To bring this idea to life, I designed Jailbreak Guard as the first AI-powered security system that identifies and blocks jailbreak prompts before they can be exploited. I built the first-ever dataset for AI jailbreak detection, curating real-world adversarial prompts to train an effective detection model. My approach combined machine learning, cloud computing, and cybersecurity principles to create a real-time AI firewall. For the frontend, I used Next.js and Tailwind CSS to ensure a seamless user experience, while the backend—powered by FastAPI and Cloudflare Workers AI—provided scalability and speed. The core of my system is a fine-tuned Llama 2 model, specifically trained on real-world jailbreak attempts, enabling it to detect even the most cleverly disguised malicious prompts. Detection logs are stored in MongoDB Atlas for further analysis and continuous improvement.

Throughout this project, I learned just how vulnerable AI security systems really are. Jailbreaking AI models turned out to be much easier than I initially thought, and many models lacked the ability to detect intent-based exploits. Balancing security with usability was one of my biggest challenges—I had to ensure my system effectively blocked malicious requests without over-censoring legitimate ones. Another major hurdle was optimizing real-time detection latency—my AI firewall had to be fast enough to catch jailbreak prompts before they reached the target AI. Deploying Cloudflare Workers AI also required a learning curve, as I had to optimize for edge computing rather than traditional cloud setups. Despite these challenges, through constant iteration, testing, and model refinement, I built a solution that is both highly accurate and efficient.

AI is evolving faster than security measures can keep up. Without proper safeguards, AI models can be manipulated to automate cybercrime, spread misinformation, and generate harmful content.
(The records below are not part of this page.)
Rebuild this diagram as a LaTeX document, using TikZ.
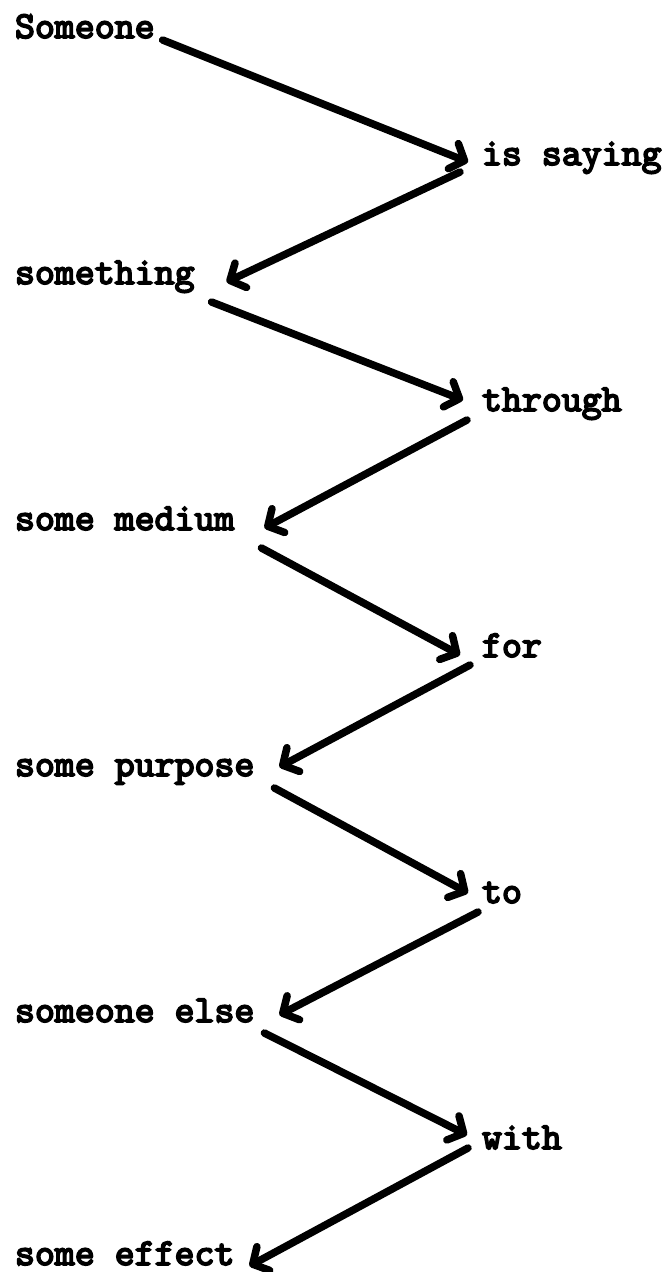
\documentclass[tikz,border=0pt]{standalone}
\usepackage{fontspec}
\newfontfamily\twfont{lmmono10-regular}[Extension=.otf,FakeBold=4.5]
\usetikzlibrary{arrows.meta,calc}
\begin{document}
\begin{tikzpicture}[x=1pt,y=-1pt,
  lbl/.style={inner sep=0pt,outer sep=0pt,anchor=base west,
    font=\twfont\fontsize{38}{44}\selectfont},
  arr/.style={line width=7.5pt,line cap=round,line join=round,
    -{Straight Barb[length=12pt,width=27pt,line cap=round,line join=round]}}]
\useasboundingbox (0,0) rectangle (668,1272);
% left column
\node[lbl] (a1) at (15,38)   {Someone};
\node[lbl] (a2) at (15,284)  {something};
\node[lbl] (a3) at (15,530)  {some medium};
\node[lbl] (a4) at (15,776)  {some purpose};
\node[lbl] (a5) at (15,1022) {someone else};
\node[lbl] (a6) at (15,1265) {some effect};
% right column
\node[lbl] (b1) at (482,165)  {is saying};
\node[lbl] (b2) at (482,411)  {through};
\node[lbl] (b3) at (482,657)  {for};
\node[lbl] (b4) at (482,903)  {to};
\node[lbl] (b5) at (482,1149) {with};
% arrows
\draw[arr] ($(a1.base east)+(8,2)$)   -- ($(b1.base west)+(-14,-3)$);
\draw[arr] ($(b1.base west)+(-22,7)$) -- ($(a2.base east)+(32,-2)$);
\draw[arr] ($(a2.base east)+(17,18)$) -- ($(b2.base west)+(-19,-11)$);
\draw[arr] ($(b2.base west)+(-15,9)$) -- ($(a3.base east)+(30,-2)$);
\draw[arr] ($(a3.base east)+(27,18)$) -- ($(b3.base west)+(-22,-2)$);
\draw[arr] ($(b3.base west)+(-12,8)$) -- ($(a4.base east)+(25,-9)$);
\draw[arr] ($(a4.base east)+(20,12)$) -- ($(b4.base west)+(-14,-10)$);
\draw[arr] ($(b4.base west)+(-4,9)$)  -- ($(a5.base east)+(25,-7)$);
\draw[arr] ($(a5.base east)+(10,11)$) -- ($(b5.base west)+(-15,-14)$);
\draw[arr] ($(b5.base west)+(-14,-1)$) -- ($(a6.base east)+(15,1)$);
\end{tikzpicture}
\end{document}
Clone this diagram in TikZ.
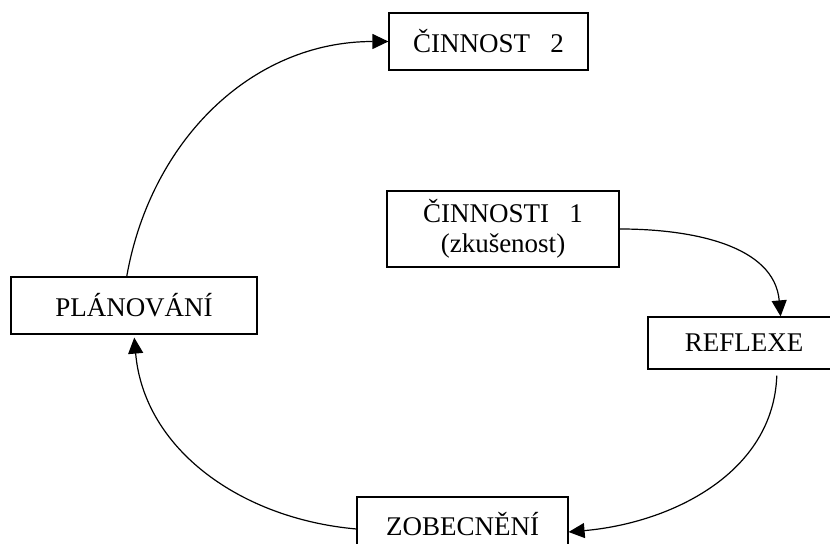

Jailbreak Guard is my first step toward making AI safer. I hope this project sparks awareness about AI security and encourages researchers, developers, and companies to prioritize safety in AI systems. One single exploited jailbreak can have devastating consequences, and as AI becomes more powerful, the risks will only grow. My mission is simple: to ensure AI remains a tool for innovation, not destruction.

This project was a solo effort, and my work was recognized with the Best Dev Tool award and a $100 prize at SpartaHackX 2025.